= Franco Lacosta =

Puerto Rican television personality, producer and fashion designer

Franco Lacosta born in New York City, New York is a Puerto Rican television personality, writer, content creator, producer and fashion designer. He has worked with networks such as ABC, NBC, CWTV, Bravo, and NuvoTV. He is best known for his on-camera appearances for TV shows including America's Next Top Model, Model Latina, The Bachelor, and The Bachelorette. Lacosta's menswear designs are presented by New York Mercedes-Benz Fashion Week.

==Television==
Franco's first on-camera appearance was WE's Style Me with model Rachel Hunter; a reality show where he competed as a stylist for the chance to win a contract and style Hunter for a red carpet event.

=== Model Latina ===
Franco was approached yet again, this time to create Model Latina, a reality TV completion, the format similar to America's Next Top Model. Franco was a content creator, as well as judge and photographer for the competition.
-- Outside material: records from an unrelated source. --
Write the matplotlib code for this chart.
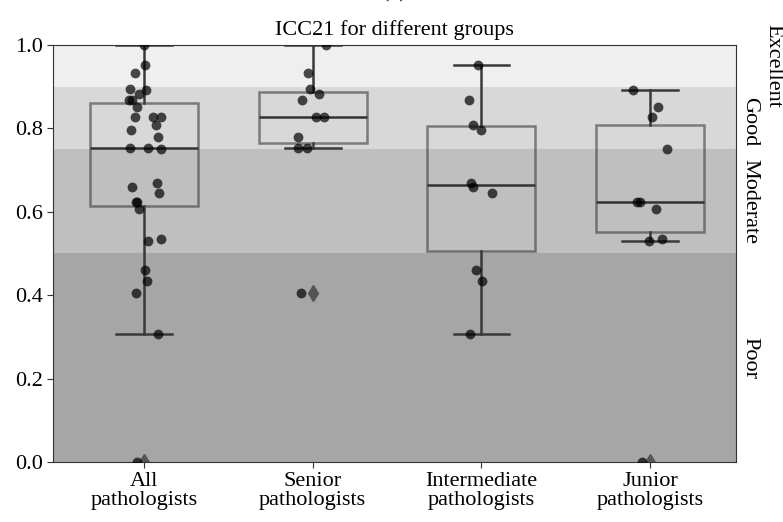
import matplotlib
matplotlib.use("Agg")
import matplotlib.pyplot as plt

plt.rcParams['font.family'] = ['Liberation Serif', 'DejaVu Serif']
plt.rcParams['font.size'] = 16

# ICC21 values
groups = ["All\npathologists", "Senior\npathologists",
          "Intermediate\npathologists", "Junior\npathologists"]

senior = [1.0, 0.932, 0.894, 0.882, 0.868, 0.827, 0.827, 0.778, 0.753, 0.753, 0.405]
intermediate = [0.952, 0.868, 0.808, 0.796, 0.670, 0.659, 0.644, 0.461, 0.435, 0.306]
junior = [0.892, 0.852, 0.827, 0.750, 0.623, 0.624, 0.606, 0.530, 0.534, 0.0]
all_paths = senior + intermediate + junior

# strip-plot jitter as seen in the picture (category units)
jit_senior = [0.076, -0.028, -0.016, 0.035, -0.065, 0.02, 0.065, -0.086, -0.085, -0.032, -0.067]
jit_intermediate = [-0.022, -0.073, -0.047, -0.004, -0.059, -0.05, 0.065, -0.032, 0.004, -0.07]
jit_junior = [-0.10, 0.045, 0.012, 0.098, -0.079, -0.059, 0.035, -0.008, 0.07, -0.045]
jit_all = ([0.0, -0.055, -0.084, -0.03, -0.09, -0.055, 0.05, 0.08, -0.085, 0.025, -0.05]
           + [0.006, -0.07, 0.07, -0.08, 0.075, -0.07, 0.087, 0.003, 0.02, 0.082]
           + [0.012, -0.04, 0.10, 0.10, -0.045, -0.04, -0.03, 0.025, 0.10, -0.043])

data = [all_paths, senior, intermediate, junior]
jitters = [jit_all, jit_senior, jit_intermediate, jit_junior]

band_edges = [0.0, 0.5, 0.75, 0.9, 1.0]
band_names = ["Poor", "Moderate", "Good", "Excellent"]
band_colors = ["#a6a6a6", "#bfbfbf", "#d8d8d8", "#efefef"]

fig, ax = plt.subplots(figsize=(7.83, 5.22), dpi=100)
fig.subplots_adjust(left=0.0677, right=0.940, bottom=0.115, top=0.914)

for i in range(len(band_names)):
    ax.axhspan(band_edges[i], band_edges[i + 1], color=band_colors[i], lw=0, zorder=0)

pos = list(range(len(groups)))
ax.boxplot(data, positions=pos, widths=0.64, capwidths=0.33, patch_artist=True,
           boxprops=dict(facecolor='none', edgecolor='#3c3c3c', alpha=0.6, lw=1.8),
           whiskerprops=dict(color='#3a3a3a', lw=1.8),
           capprops=dict(color='#3a3a3a', lw=1.8),
           medianprops=dict(color='#333333', lw=1.8),
           flierprops=dict(marker='d', markerfacecolor='#555555', markeredgecolor='#555555',
                           markersize=8),
           zorder=2)

for i, vals in enumerate(data):
    xs = [i + j for j in jitters[i]]
    ax.scatter(xs, vals, s=50, color='black', alpha=0.7, lw=0, zorder=3)

ax.set_xlim(-0.54, 3.51)
ax.set_ylim(0, 1.0)
ax.set_yticks([0.0, 0.2, 0.4, 0.6, 0.8, 1.0])
ax.set_yticklabels(["0.0", "0.2", "0.4", "0.6", "0.8", "1.0"])
ax.set_xticks(pos)
ax.set_xticklabels(groups, linespacing=0.95)
ax.tick_params(length=4, color='#333333')
for s in ax.spines.values():
    s.set_color('#333333')

ax.set_title("ICC21 for different groups", fontsize=16, pad=7)
fig.text(0.5035, 1.0 + 3.0 / 522, "(a)", ha='center', va='baseline', fontsize=16)

label_y = [0.25, 0.625, 0.815, 0.95]
label_x = [1.006, 1.006, 1.006, 1.04]
for name, y, x in zip(band_names, label_y, label_x):
    ax.text(x, y, name, rotation=-90, transform=ax.transAxes,
            ha='left', va='center', fontsize=16)

fig.savefig("out.png", dpi=100)
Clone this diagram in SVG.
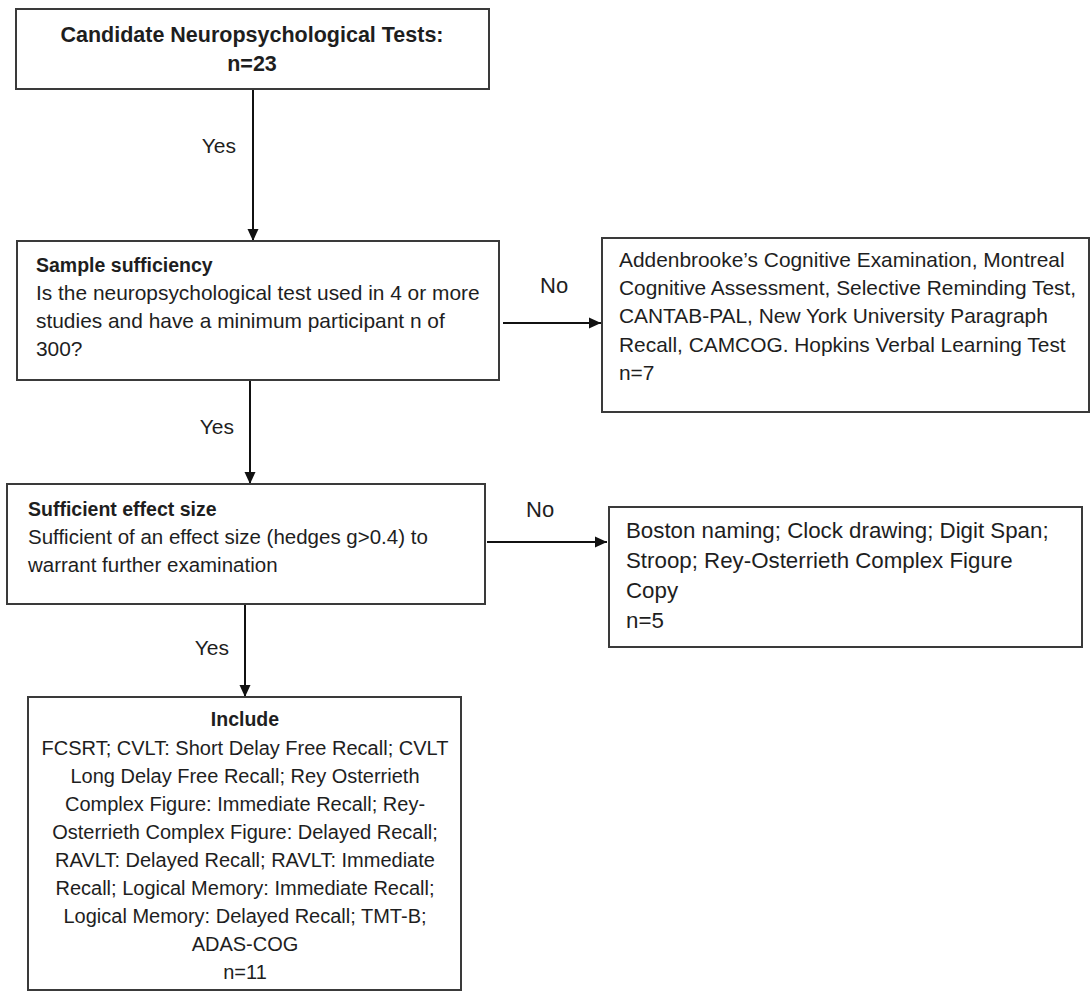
<svg xmlns="http://www.w3.org/2000/svg" width="1091" height="992" viewBox="0 0 1091 992">
<style>
.box{fill:#fff;stroke:#3a3a3a;stroke-width:2}
.t{font-family:"Liberation Sans",Arial,sans-serif;fill:#1e1e1e}
.r{font-size:20.5px}
.r2{font-size:20.9px}
.ri{font-size:20px}
.rb{font-size:22.3px}
.b{font-size:19.5px;font-weight:bold}
.h{font-size:21.5px;font-weight:bold}
.lbl{font-family:"Liberation Sans",Arial,sans-serif;fill:#1e1e1e;font-size:21px}
.c{text-anchor:middle}
.con{stroke:#111;stroke-width:2;fill:none}
</style>
<defs>
<marker id="arr" markerUnits="userSpaceOnUse" markerWidth="14" markerHeight="12" refX="12" refY="6" orient="auto">
<path d="M0,0.5 L12,6 L0,11.5 Z" fill="#111"/>
</marker>
</defs>
<rect width="1091" height="992" fill="#fff"/>
<g id="connectors">
<line class="con" x1="253" y1="89" x2="253" y2="241" marker-end="url(#arr)"/>
<line class="con" x1="250" y1="380" x2="250" y2="484" marker-end="url(#arr)"/>
<line class="con" x1="245" y1="604" x2="245" y2="697" marker-end="url(#arr)"/>
<line class="con" x1="503" y1="323" x2="601" y2="323" marker-end="url(#arr)"/>
<line class="con" x1="487" y1="542" x2="607" y2="542" marker-end="url(#arr)"/>
<text class="lbl" x="236" y="153" text-anchor="end">Yes</text>
<text class="lbl" x="234" y="434" text-anchor="end">Yes</text>
<text class="lbl" x="229" y="655" text-anchor="end">Yes</text>
<text class="lbl" x="540" y="293" style="font-size:22px">No</text>
<text class="lbl" x="526" y="517" style="font-size:22px">No</text>
</g>
<g id="candidates">
<rect class="box" x="16" y="9" width="473" height="80"/>
<text class="t h c" x="252" y="42">Candidate Neuropsychological Tests:</text>
<text class="t h c" x="252" y="71">n=23</text>
</g>
<g id="sample-sufficiency">
<rect class="box" x="17" y="241" width="482" height="139"/>
<text class="t b" x="36" y="272">Sample sufficiency</text>
<text class="t r2" x="36" y="300">Is the neuropsychological test used in 4 or more</text>
<text class="t r2" x="36" y="328">studies and have a minimum participant n of</text>
<text class="t r2" x="36" y="356">300?</text>
</g>
<g id="excluded-sample">
<rect class="box" x="602" y="238" width="487" height="174"/>
<text class="t r2" x="619" y="267">Addenbrooke’s Cognitive Examination, Montreal</text>
<text class="t r2" x="619" y="295">Cognitive Assessment, Selective Reminding Test,</text>
<text class="t r2" x="619" y="323">CANTAB-PAL, New York University Paragraph</text>
<text class="t r2" x="619" y="352">Recall, CAMCOG. Hopkins Verbal Learning Test</text>
<text class="t r2" x="619" y="380">n=7</text>
</g>
<g id="effect-size">
<rect class="box" x="7" y="484" width="478" height="120"/>
<text class="t b" x="28" y="516">Sufficient effect size</text>
<text class="t r" x="28" y="544">Sufficient of an effect size (hedges g&gt;0.4) to</text>
<text class="t r" x="28" y="572">warrant further examination</text>
</g>
<g id="excluded-effect">
<rect class="box" x="609" y="507" width="473" height="140"/>
<text class="t rb" x="626" y="538">Boston naming; Clock drawing; Digit Span;</text>
<text class="t rb" x="626" y="568">Stroop; Rey-Osterrieth Complex Figure</text>
<text class="t rb" x="626" y="598">Copy</text>
<text class="t rb" x="626" y="628">n=5</text>
</g>
<g id="include">
<rect class="box" x="28" y="697" width="433" height="293"/>
<text class="t b c" x="245" y="726">Include</text>
<text class="t ri c" x="245" y="755">FCSRT; CVLT: Short Delay Free Recall; CVLT</text>
<text class="t ri c" x="245" y="783">Long Delay Free Recall; Rey Osterrieth</text>
<text class="t ri c" x="245" y="811">Complex Figure: Immediate Recall; Rey-</text>
<text class="t ri c" x="245" y="839">Osterrieth Complex Figure: Delayed Recall;</text>
<text class="t ri c" x="245" y="867">RAVLT: Delayed Recall; RAVLT: Immediate</text>
<text class="t ri c" x="245" y="895">Recall; Logical Memory: Immediate Recall;</text>
<text class="t ri c" x="245" y="923">Logical Memory: Delayed Recall; TMT-B;</text>
<text class="t ri c" x="245" y="951">ADAS-COG</text>
<text class="t ri c" x="245" y="979">n=11</text>
</g>
</svg>
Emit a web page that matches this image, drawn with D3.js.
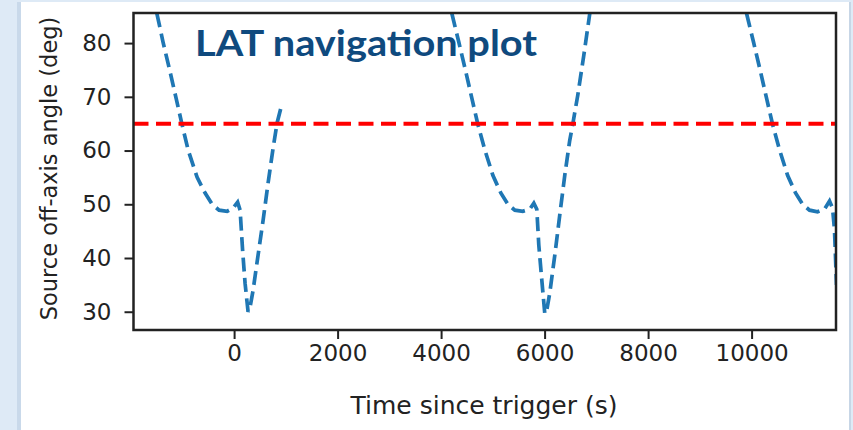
<!DOCTYPE html>
<html>
<head>
<meta charset="utf-8">
<script src="https://cdn.jsdelivr.net/npm/d3@7"></script>
<style>
  html, body { margin: 0; padding: 0; background: #deeaf6; }
  svg { display: block; }
</style>
</head>
<body>
<svg id="chart" width="853" height="430"></svg>
<script>
// Source off-axis angle along the LAT pointing history, split where the data has gaps
const seg1Time  = [-1492, -1371, -1236, -1120, -1010, -888, -714, -560, -425, -290, -135, -19, 68, 116, 164, 212, 270, 309, 367, 463, 560, 656, 753, 830, 927];
const seg1Angle = [85.5, 80.1, 74.6, 69.7, 65.0, 60.1, 55.0, 52.1, 50.0, 48.9, 48.7, 49.3, 50.4, 48.9, 41.5, 35.3, 30.0, 30.9, 34.0, 40.5, 47.0, 53.9, 60.4, 65.1, 68.8];

const seg2Time  = [4208, 4344, 4479, 4595, 4710, 4846, 5000, 5154, 5290, 5425, 5579, 5714, 5792, 5849, 5888, 5946, 6004, 6042, 6100, 6197, 6293, 6390, 6486, 6544, 6641, 6757, 6873];
const seg2Angle = [85.5, 80.1, 74.6, 69.7, 64.9, 60.1, 55.4, 52.1, 50.0, 48.9, 48.7, 49.1, 50.2, 49.1, 42.4, 35.9, 29.6, 30.3, 33.5, 40.5, 48.0, 55.4, 61.9, 64.9, 70.3, 77.7, 85.5];

const seg3Time  = [9903, 10039, 10174, 10290, 10405, 10541, 10695, 10849, 10985, 11120, 11274, 11409, 11506, 11564, 11602, 11641];
const seg3Angle = [85.5, 80.1, 74.6, 69.7, 64.9, 60.1, 55.4, 52.1, 50.0, 48.9, 48.6, 49.1, 50.6, 49.3, 45.2, 35.0];

const thresholdAngle = 65;
const xTicks = [0, 2000, 4000, 6000, 8000, 10000];
const yTicks = [30, 40, 50, 60, 70, 80];
const xDomain = [-1944, 11631];
const yDomain = [26.6, 85.6];

const titleText = "LAT navigation plot";
const xLabel = "Time since trigger (s)";
const yLabel = "Source off-axis angle (deg)";

const svg = d3.select("#chart");

// white slide panel with a soft left shadow
svg.append("rect").attr("x", 0).attr("y", 0).attr("width", 853).attr("height", 430).attr("fill", "#deeaf6");
svg.append("rect").attr("x", 17).attr("y", 2).attr("width", 4).attr("height", 428).attr("fill", "#c9d9ea");
svg.append("rect").attr("x", 849).attr("y", 2).attr("width", 2).attr("height", 428).attr("fill", "#c7d6e6");
svg.append("rect").attr("x", 21).attr("y", 2).attr("width", 828).attr("height", 428).attr("fill", "#ffffff");

const plot = { left: 133.5, right: 836, top: 13, bottom: 330 };

const x = d3.scaleLinear().domain(xDomain).range([plot.left, plot.right]);
const y = d3.scaleLinear().domain(yDomain).range([plot.bottom, plot.top]);

svg.append("clipPath").attr("id", "plotClip")
  .append("rect")
  .attr("x", plot.left).attr("y", plot.top)
  .attr("width", plot.right - plot.left).attr("height", plot.bottom - plot.top);

const line = d3.line().x(d => x(d[0])).y(d => y(d[1]));

const segments = [
  d3.zip(seg1Time, seg1Angle),
  d3.zip(seg2Time, seg2Angle),
  d3.zip(seg3Time, seg3Angle)
];

const g = svg.append("g").attr("clip-path", "url(#plotClip)");

g.selectAll("path.angle").data(segments).join("path")
  .attr("class", "angle")
  .attr("d", line)
  .attr("fill", "none")
  .attr("stroke", "#1f77b4")
  .attr("stroke-width", 3.7)
  .attr("stroke-dasharray", "14,6.5");

// 65 deg field-of-view threshold
g.append("line")
  .attr("x1", plot.left).attr("x2", plot.right)
  .attr("y1", y(thresholdAngle)).attr("y2", y(thresholdAngle))
  .attr("stroke", "#ff0000")
  .attr("stroke-width", 4)
  .attr("stroke-dasharray", "15,7.5");

// axes
const tickFont = "'DejaVu Sans', sans-serif";
const xAxis = d3.axisBottom(x).tickValues(xTicks).tickSize(9).tickPadding(6).tickFormat(d3.format("d"));
const yAxis = d3.axisLeft(y).tickValues(yTicks).tickSize(9).tickPadding(13).tickFormat(d3.format("d"));

const gx = svg.append("g").attr("transform", `translate(0,${plot.bottom})`).call(xAxis);
const gy = svg.append("g").attr("transform", `translate(${plot.left},0)`).call(yAxis);
[gx, gy].forEach(a => {
  a.select(".domain").remove();
  a.selectAll(".tick line").attr("stroke", "#222").attr("stroke-width", 2);
  a.selectAll(".tick text").attr("fill", "#222").style("font-family", tickFont).style("font-size", "23px");
});

// frame
svg.append("rect")
  .attr("x", plot.left).attr("y", plot.top)
  .attr("width", plot.right - plot.left).attr("height", plot.bottom - plot.top)
  .attr("fill", "none").attr("stroke", "#222").attr("stroke-width", 2.5);

svg.append("text")
  .attr("x", 484).attr("y", 414)
  .attr("text-anchor", "middle")
  .attr("fill", "#222")
  .style("font-family", tickFont).style("font-size", "25px")
  .text(xLabel);

svg.append("text")
  .attr("transform", `translate(57,${(plot.top + plot.bottom) / 2 - 3}) rotate(-90)`)
  .attr("text-anchor", "middle")
  .attr("fill", "#222")
  .style("font-family", tickFont).style("font-size", "22.5px")
  .text(yLabel);

svg.append("text")
  .attr("x", 195).attr("y", 56)
  .attr("fill", "#0f4a7e")
  .style("font-family", "Lato, sans-serif").style("font-weight", "bold").style("font-size", "36px")
  .attr("textLength", 342).attr("lengthAdjust", "spacingAndGlyphs")
  .text(titleText);
</script>
</body>
</html>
Franco was a judge for all 5 seasons, and was regarded as one of Model Latina's most popular judges.

=== America's Next Top Model ===
Franco was hired by Tyra Banks for seasons 20 and 21 as a content creator and photographer. Franco was tasked with creating various challenges as well as photoshoot concepts and directing the commercial challenge portions.

=== The Bachelor Franchise===
Franco served as a creative director, as well as the on-camera photographer for three seasons of The Bachelor. Franco's unique style and energy on camera led to various articles and social media posts written about him, including one very infamous romper. He has also appeared in two seasons of The Bachelorette.

==Fashion design==
In 2013, Franco launched his namesake line, Franco Lacosta New York. His collections have been featured in various magazines and editorials such as W, GQ, Russian Vogue, Schon!, Playhous, Risbel, Male Model Scene, Desnudo, and others. He has made bespoke suits for several Broadway stars, including Tommy Tune and Adam Lambert. In 2017, he was named one of Elle's "10 Designers to Watch" during New York Fashion Week.

In addition to fashion design, Franco creates his own textiles. He is currently developing a line for home interiors, that includes wall coverings, rugs, and furniture.